Island of the White Rose: A Novel is a rich tale. Cuba of the 50’s is vividly painted on the page. It was a place of wealth for few and injustice for many. Families would have children disappear from the streets never to be seen again or, worse, to be found in La Cabana – the jail – where people were treated as animals. They were locked in small cages and executed on the thinnest of pretence. In Harris’ tale it is clear that some of the problem, as happens in such a society, is the almost sexual high one person gets from dominating another and wringing every ounce of fear from them. Pedro, at points, is too good a character. He is a reluctant participant in the revolution.

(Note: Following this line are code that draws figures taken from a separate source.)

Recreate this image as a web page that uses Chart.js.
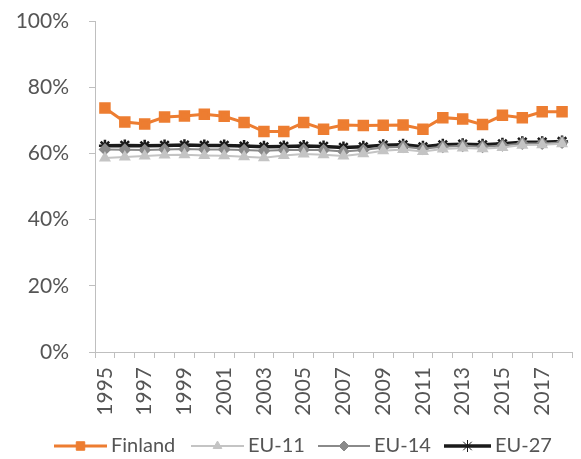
<!DOCTYPE html>
<html>
<head>
<meta charset="utf-8">
<script src="https://cdn.jsdelivr.net/npm/chart.js@4/dist/chart.umd.min.js"></script>
<style>
  html, body { margin: 0; padding: 0; background: #fff; }
  #wrap { width: 581px; height: 459px; }
</style>
</head>
<body>
<div id="wrap"><canvas id="myChart" width="581" height="459"></canvas></div>
<script>
const years = ['1995','1996','1997','1998','1999','2000','2001','2002','2003','2004','2005','2006',
               '2007','2008','2009','2010','2011','2012','2013','2014','2015','2016','2017','2018'];
const finland = [73.7,69.5,68.9,71.0,71.3,71.8,71.2,69.3,66.6,66.6,69.3,67.3,
                 68.6,68.4,68.5,68.6,67.3,70.8,70.4,68.7,71.5,70.8,72.6,72.6];
const eu11 = [58.6,58.9,59.2,59.5,59.6,59.4,59.3,59.0,58.7,59.4,59.8,59.6,
              59.2,59.9,60.8,61.2,60.6,61.3,61.6,61.4,61.8,62.5,62.6,62.9];
const eu14 = [61.2,61.1,61.0,61.2,61.3,61.2,61.2,61.0,60.8,61.0,61.1,61.0,
              60.6,61.0,61.8,62.0,61.4,62.0,62.3,62.0,62.4,63.0,63.0,63.3];
const eu27 = [62.3,62.4,62.3,62.4,62.5,62.4,62.4,62.2,62.0,62.1,62.2,62.1,
              61.8,62.0,62.5,62.6,62.0,62.6,62.8,62.6,62.9,63.4,63.4,63.6];
const yTicks = [0, 20, 40, 60, 80, 100];

const textColor = '#555555';
const fontFamily = 'Lato, "Liberation Sans", sans-serif';

// Excel style legend: short line with marker in the middle, then the label
const bottomLegend = {
    id: 'bottomLegend',
    afterDraw(chart) {
        const ctx = chart.ctx;
        const y = 446;
        const items = [
            { x: 54, w: 53, text: 'Finland' },
            { x: 191, w: 53, text: 'EU-11' },
            { x: 318, w: 52, text: 'EU-14' },
            { x: 444, w: 47, text: 'EU-27' }
        ];
        ctx.save();
        ctx.font = '20px ' + fontFamily;
        ctx.textBaseline = 'middle';
        items.forEach(function (it, i) {
            const ds = chart.data.datasets[i];
            ctx.strokeStyle = ds.borderColor;
            ctx.fillStyle = ds.borderColor;
            ctx.lineWidth = ds.borderWidth;
            ctx.beginPath();
            ctx.moveTo(it.x, y);
            ctx.lineTo(it.x + it.w, y);
            ctx.stroke();
            ctx.lineWidth = 1;
            Chart.helpers.drawPoint(ctx, {
                pointStyle: ds.pointStyle,
                radius: ds.pointRadius,
                borderWidth: ds.pointStyle === 'star' ? 2 : 1
            }, it.x + it.w / 2, y);
            ctx.fillStyle = textColor;
            ctx.fillText(it.text, it.x + it.w + 4, y);
        });
        ctx.restore();
    }
};

document.addEventListener('DOMContentLoaded', function () {
    const ctx = document.getElementById('myChart').getContext('2d');
    const chartData = {
        labels: years,
        datasets: [
            {
                label: 'Finland',
                data: finland,
                borderColor: '#ED7D31',
                backgroundColor: '#ED7D31',
                pointBackgroundColor: '#ED7D31',
                pointBorderColor: '#ED7D31',
                borderWidth: 3,
                pointStyle: 'rect',
                pointRadius: 6
            },
            {
                label: 'EU-11',
                data: eu11,
                borderColor: '#C4C4C4',
                backgroundColor: '#C4C4C4',
                pointBackgroundColor: '#C4C4C4',
                pointBorderColor: '#C4C4C4',
                borderWidth: 2,
                pointStyle: 'triangle',
                pointRadius: 5
            },
            {
                label: 'EU-14',
                data: eu14,
                borderColor: '#8A8A8A',
                backgroundColor: '#8A8A8A',
                pointBackgroundColor: '#8A8A8A',
                pointBorderColor: '#8A8A8A',
                borderWidth: 2,
                pointStyle: 'rectRot',
                pointRadius: 5
            },
            {
                label: 'EU-27',
                data: eu27,
                borderColor: '#1a1a1a',
                backgroundColor: '#1a1a1a',
                pointBackgroundColor: '#1a1a1a',
                pointBorderColor: '#1a1a1a',
                borderWidth: 3.5,
                pointBorderWidth: 2.5,
                pointStyle: 'star',
                pointRadius: 6
            }
        ]
    };
    const config = {
        type: 'line',
        data: chartData,
        plugins: [bottomLegend],
        options: {
            responsive: false,
            animation: false,
            layout: { padding: { left: 0, right: 3, top: 21, bottom: 29 } },
            plugins: {
                legend: { display: false },
                tooltip: { enabled: false }
            },
            scales: {
                x: {
                    offset: true,
                    afterFit: function (s) {
                        s.height = 78;
                        s.paddingLeft = 0;
                        s.paddingRight = 0;
                    },
                    grid: {
                        display: true,
                        offset: true,
                        drawOnChartArea: false,
                        drawTicks: true,
                        tickLength: 6,
                        color: '#BFBFBF'
                    },
                    border: { color: '#BFBFBF', width: 1 },
                    ticks: {
                        autoSkip: false,
                        maxRotation: 90,
                        minRotation: 90,
                        padding: 9,
                        color: textColor,
                        font: { family: fontFamily, size: 21 },
                        callback: function (v, i) { return i % 2 === 0 ? years[i] : ''; }
                    }
                },
                y: {
                    min: 0,
                    max: 100,
                    afterFit: function (s) {
                        s.width = 95;
                        s.paddingTop = 0;
                        s.paddingBottom = 0;
                    },
                    afterBuildTicks: function (s) { s.ticks = yTicks.map(v => ({ value: v })); },
                    grid: {
                        display: true,
                        drawOnChartArea: false,
                        drawTicks: true,
                        tickLength: 6,
                        color: '#BFBFBF'
                    },
                    border: { color: '#BFBFBF', width: 1 },
                    ticks: {
                        padding: 20,
                        color: textColor,
                        font: { family: fontFamily, size: 21 },
                        callback: function (v) { return v + '%'; }
                    }
                }
            }
        }
    };
    const myChart = new Chart(ctx, config);
});
</script>
</body>
</html>
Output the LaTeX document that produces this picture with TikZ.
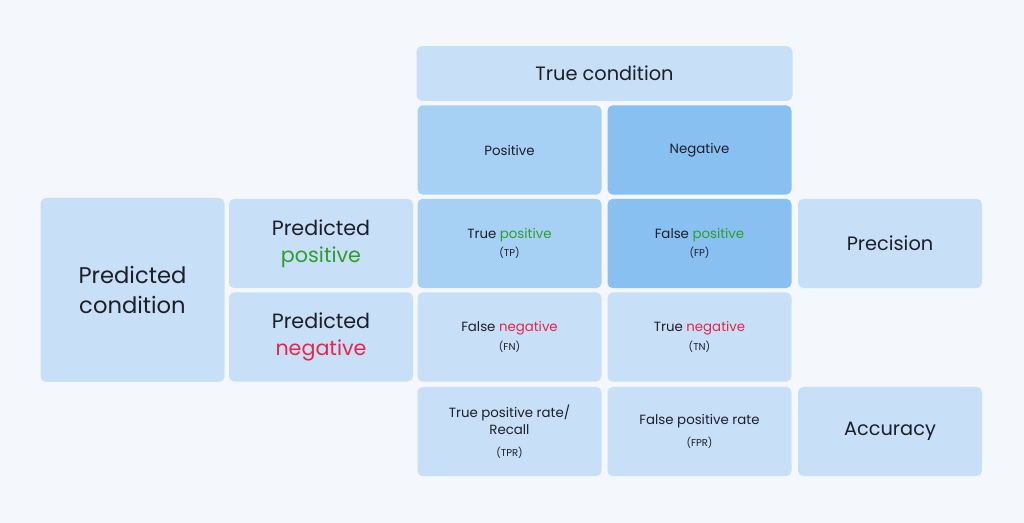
\documentclass[tikz,border=0pt]{standalone}
\usepackage{fontspec}
\setmainfont{Poppins}
\usetikzlibrary{positioning}
\definecolor{bgc}{HTML}{F4F7FC}
\definecolor{cellc}{HTML}{C7E0F8}
\definecolor{midc}{HTML}{A7D0F5}
\definecolor{darkc}{HTML}{88C0F2}
\definecolor{posc}{HTML}{2E9E2E}
\definecolor{negc}{HTML}{E5254A}
\definecolor{txtc}{HTML}{1E1E28}
\tikzset{cell/.style={fill=cellc, rounded corners=4pt, minimum width=138pt, minimum height=67pt,
    text=txtc, align=center, font=\fontsize{10}{13}\selectfont, inner sep=0pt},
  bigcell/.style={cell, font=\fontsize{14.5}{18}\selectfont}}
\newcommand{\abbr}[1]{{\fontsize{7.5}{9}\selectfont #1}}
\begin{document}
\begin{tikzpicture}[x=0.75pt,y=-0.75pt]
\fill[bgc] (0,0) rectangle (1024,523);
%header
\node[bigcell, minimum width=282pt, minimum height=41pt] (truecond) at (604.5,73.5) {True condition};
\node[cell, fill=midc] (pos) at (509.5,150) {Positive};
\node[cell, fill=darkc] (neg) at (699.5,150) {Negative};
%rows
\node[bigcell, minimum height=138pt, font=\fontsize{17}{22}\selectfont] (predcond) at (132.5,290) {Predicted\\condition};
\node[bigcell, font=\fontsize{15.5}{20}\selectfont] (predpos) at (321,243.5) {Predicted\\\textcolor{posc}{positive}};
\node[bigcell, font=\fontsize{15.5}{20}\selectfont] (predneg) at (321,337) {Predicted\\\textcolor{negc}{negative}};
\node[cell, fill=midc] (tp) at (509.5,243.5) {True \textcolor{posc}{positive}\\[1pt]\abbr{(TP)}};
\node[cell, fill=darkc] (fp) at (699.5,243.5) {False \textcolor{posc}{positive}\\[1pt]\abbr{(FP)}};
\node[bigcell] (prec) at (890,243.5) {Precision};
\node[cell] (fn) at (509.5,337) {False \textcolor{negc}{negative}\\[1pt]\abbr{(FN)}};
\node[cell] (tn) at (699.5,337) {True \textcolor{negc}{negative}\\[1pt]\abbr{(TN)}};
%bottom
\node[cell] (tpr) at (509.5,431.5) {True positive rate/\\Recall\\[3pt]\abbr{(TPR)}};
\node[cell] (fpr) at (699.5,431.5) {False positive rate\\[3pt]\abbr{(FPR)}};
\node[bigcell] (acc) at (890,431.5) {Accuracy};
\end{tikzpicture}
\end{document}
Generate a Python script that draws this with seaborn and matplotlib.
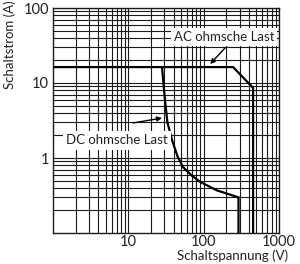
import matplotlib
matplotlib.use("Agg")
import matplotlib.pyplot as plt
import seaborn as sns
import pandas as pd
import numpy as np
from matplotlib.ticker import LogLocator, NullFormatter, FixedLocator, FixedFormatter

# Data
ac_voltage = [1, 246, 453, 453]
ac_current = [16.3, 16.3, 8.6, 0.1]

dc_voltage = [28, 29.5, 30.7, 33, 38, 45, 53, 70, 90, 150, 286, 290, 290]
dc_current = [16.3, 9.0, 5.9, 3.0, 1.74, 1.05, 0.76, 0.58, 0.48, 0.37, 0.30, 0.30, 0.1]

x_ticks = [10, 100, 1000]
x_ticklabels = ["10", "100", "1000"]
y_ticks = [1, 10, 100]
y_ticklabels = ["1", "10", "100"]

sns.set_style("white")
plt.rcParams['font.family'] = ['Lato', 'DejaVu Sans']

fig = plt.figure(figsize=(3.0, 2.64), dpi=100)
ax = fig.add_axes([53/300, 1-233/264, (279-53)/300, (233-8)/264])

ac = pd.DataFrame({"V": ac_voltage, "A": ac_current})
dc = pd.DataFrame({"V": dc_voltage, "A": dc_current})
sns.lineplot(data=ac, x="V", y="A", sort=False, estimator=None, color="black", lw=1.6, ax=ax, zorder=5)
sns.lineplot(data=dc, x="V", y="A", sort=False, estimator=None, color="black", lw=1.6, ax=ax, zorder=5)

ax.set_xscale("log")
ax.set_yscale("log")
ax.set_xlim(1, 1000)
ax.set_ylim(0.1, 100)

ax.xaxis.set_major_locator(FixedLocator(x_ticks))
ax.xaxis.set_major_formatter(FixedFormatter(x_ticklabels))
ax.yaxis.set_major_locator(FixedLocator(y_ticks))
ax.yaxis.set_major_formatter(FixedFormatter(y_ticklabels))
ax.xaxis.set_minor_locator(LogLocator(base=10, subs=np.arange(2, 10)))
ax.yaxis.set_minor_locator(LogLocator(base=10, subs=np.arange(2, 10)))
ax.xaxis.set_minor_formatter(NullFormatter())
ax.yaxis.set_minor_formatter(NullFormatter())
ax.tick_params(which="both", length=0, labelsize=10.5, colors="#222222")
ax.tick_params(axis="x", pad=1.5)
ax.tick_params(axis="y", pad=3)

ax.grid(which="both", color="#1a1a1a", lw=0.8)
for s in ax.spines.values():
    s.set_color("#1a1a1a")
    s.set_linewidth(1.0)

ax.set_xlabel("Schaltspannung (V)", fontsize=9.5, color="#222222")
ax.xaxis.set_label_coords((233-53)/226, -(256-233)/225)
ax.xaxis.label.set_va("center")
ax.set_ylabel("Schaltstrom (A)", fontsize=9.5, color="#222222")
ax.yaxis.set_label_coords(-(53-10)/226, (233-45)/225)
ax.yaxis.label.set_va("center")

bbox = dict(boxstyle="square,pad=0.2", fc="white", ec="none")
ax.text(187, 41, "AC ohmsche Last", fontsize=9.5, ha="center", va="center",
        color="#222222", bbox=bbox, zorder=6)
ax.text(1.5, 1.72, "DC ohmsche Last", fontsize=9.5, ha="left", va="center",
        color="#222222", bbox=dict(boxstyle="square,pad=0.25", fc="white", ec="none"), zorder=6)

arrow = dict(arrowstyle="-|>", color="black", lw=1.0, mutation_scale=7, shrinkA=0, shrinkB=0)
ax.annotate("", xy=(122, 17.9), xytext=(192, 29.3), arrowprops=arrow, zorder=7)
ax.annotate("", xy=(28, 3.41), xytext=(11.5, 2.93), arrowprops=arrow, zorder=7)

fig.savefig("out.png", dpi=100)
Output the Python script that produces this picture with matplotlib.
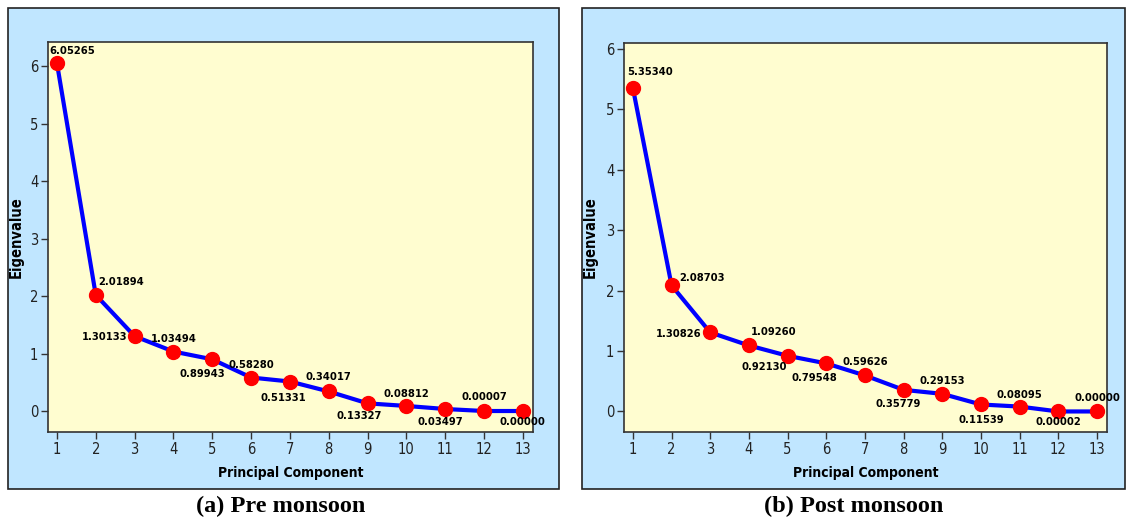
import matplotlib
matplotlib.use("Agg")
import matplotlib.pyplot as plt
from matplotlib.patches import Rectangle

# ── data ──────────────────────────────────────────────────────────────────────
components = list(range(1, 14))
pre_eigen = [6.05265, 2.01894, 1.30133, 1.03494, 0.89943, 0.58280, 0.51331,
             0.34017, 0.13327, 0.08812, 0.03497, 0.00007, 0.00000]
post_eigen = [5.35340, 2.08703, 1.30826, 1.09260, 0.92130, 0.79548, 0.59626,
              0.35779, 0.29153, 0.11539, 0.08095, 0.00002, 0.00000]
captions = ["(a) Pre monsoon", "(b) Post monsoon"]

# label placement (offset pixels, alignment) for each point
pre_offsets = [(-8, 12, "left"), (2, 13, "left"), (-7, -1, "right"), (0, 13, "center"),
               (-10, -15, "center"), (0, 13, "center"), (-7, -16, "center"),
               (0, 14, "center"), (-8, -13, "center"), (0, 12, "center"),
               (-5, -13, "center"), (0, 14, "center"), (0, -11, "center")]
post_offsets = [(-6, 16, "left"), (8, 7, "left"), (-9, -2, "right"), (25, 13, "center"),
                (-23, -11, "center"), (-12, -15, "center"), (0, 13, "center"),
                (-5, -14, "center"), (0, 13, "center"), (0, -16, "center"),
                (0, 12, "center"), (0, -11, "center"), (0, 13, "center")]

PANEL_BG = "#C0E6FF"
AXES_BG = "#FFFDD0"
SANS = "DejaVu Sans"

W, H = 1126, 519
fig = plt.figure(figsize=(W / 100, H / 100), dpi=100)


def fx(px):
    return px / W


def fy(py):
    return 1 - py / H


panels = [
    dict(box=(8, 8, 559, 489), ax=(48, 42, 533, 432), ylim=(-0.365, 6.42),
         data=pre_eigen, offs=pre_offsets, cap_x=281),
    dict(box=(582, 8, 1125, 489), ax=(624, 43, 1107, 432), ylim=(-0.34, 6.10),
         data=post_eigen, offs=post_offsets, cap_x=854),
]

for p, cap in zip(panels, captions):
    x0, y0, x1, y1 = p["box"]
    fig.patches.append(Rectangle((fx(x0), fy(y1)), fx(x1 - x0), (y1 - y0) / H,
                                 transform=fig.transFigure, facecolor=PANEL_BG,
                                 edgecolor="#222222", linewidth=1.2, zorder=-5))
    a0, b0, a1, b1 = p["ax"]
    ax = fig.add_axes([fx(a0), fy(b1), fx(a1 - a0), (b1 - b0) / H])
    ax.set_facecolor(AXES_BG)
    ax.plot(components, p["data"], color="#0000FF", linewidth=3, zorder=2)
    ax.plot(components, p["data"], "o", color="#FF0000", markersize=10, zorder=3)
    for xv, yv, (dx, dy, ha) in zip(components, p["data"], p["offs"]):
        ax.annotate(f"{yv:.5f}", (xv, yv), xytext=(dx, dy), textcoords="offset pixels",
                    ha=ha, va="center", fontsize=8, fontweight="bold",
                    family=SANS, fontstretch="condensed", zorder=4,
                    annotation_clip=False)
    ax.set_xlim(0.77, 13.26)
    ax.set_ylim(*p["ylim"])
    ax.set_xticks(components)
    ax.set_yticks(range(0, 7))
    ax.tick_params(direction="out", length=5, width=1, color="#333333", labelsize=10.5,
                   pad=2, labelcolor="#222222")
    for lab in ax.get_xticklabels() + ax.get_yticklabels():
        lab.set_family(SANS)
        lab.set_fontstretch("condensed")
    for s in ax.spines.values():
        s.set_color("#333333")
        s.set_linewidth(1.2)
    ax.set_xlabel("Principal Component", fontsize=10, fontweight="bold", family=SANS,
                  fontstretch="condensed")
    ax.xaxis.set_label_coords(0.5, -(473 - b1) / (b1 - b0))
    ax.xaxis.label.set_va("center")
    ax.set_ylabel("Eigenvalue", fontsize=10.5, fontweight="bold", family=SANS,
                  fontstretch="condensed", va="center")
    ax.yaxis.set_label_coords(-(a0 - (x0 + 8)) / (a1 - a0), 0.5)
    fig.text(fx(p["cap_x"]), fy(506), cap, ha="center", va="center", fontsize=17.5,
             fontweight="bold", family="Liberation Serif")

fig.savefig("out.png", dpi=100)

Change must come and he sees that but he doesn’t see the point of change if it comes in the path of destruction. He is willing to follow the leader and doesn’t see the risk in front of him. In the story he and his brother go into a situation believing that they have the upper hand because they have one gun between them. Logic would say within a story that Pedro should have been armed as well but he is too principled for that sort of work. Pedro is a dreamy romantic. He loves the sensual flash but it’s the home grown charm that really gets him going. He is an idealist in a world without room for idealism. He is a character with whom the reader connects. His fire burns bright in the story. I will not spoil the ending and will only say that it was spectacular and really, in hindsight, the only way to finish the novel. Island of the White Rose: A Novel was pure craftsmanship and attention to detail from start to finish. Island of the White Rose: A Novel is the story of a revolutionary and a very enjoyable one. If you like historical fiction or good literature Island of the White Rose: A Novel is the novel for you.